Only about a quarter of HELP debtors, or 383,000 out of 1.57 million, made a repayment in 2010-11. The ATO classifies 593,000 people as ‘paying off’ their debt, presumably counting people who have made a repayment but have since fallen back below the threshold or have disappeared overseas (the number of people who are listed as overseas or with an unknown postcode more than tripled to 32,365, but I think this number is unreliable).

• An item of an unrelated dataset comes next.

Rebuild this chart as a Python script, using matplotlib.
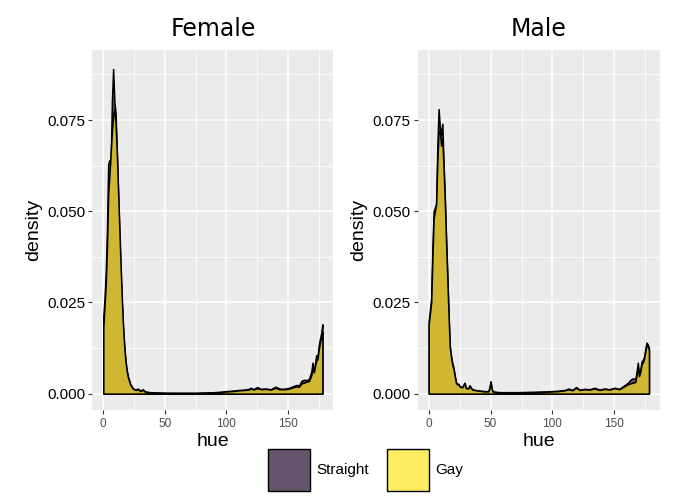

The reason is that HELP debtors are clustered in the lower income groups, as seen in the figure below. Many of them will still be students, but the largish number (122,000) in the $40,000-$49,999 range suggests that fiddling with the threshold for repayment, which was $45,000 in 2010-11, might substantially increase the number of people repaying. At the other end of the income spectrum, 5 HELP debtors had taxable incomes exceeding $1 million.
The number of HELP debtors with $50,000+ debts increased from 15,143 in 2009-10 to 23,664 in 2010-11. This probably reflects FEE-HELP borrowers and more people staying in the system for long periods of times, such as those doing initial professional entry qualifications under the Melbourne Model.
Repayments through the tax system are increasing, as seen in the figure below. Repayments increased by more than repayers (7%/3%). But there is still far more being lent than being recovered (they don’t report on financial years, but I would estimate $3.5 billion in lending versus $1.3 billion in compulsory repayments).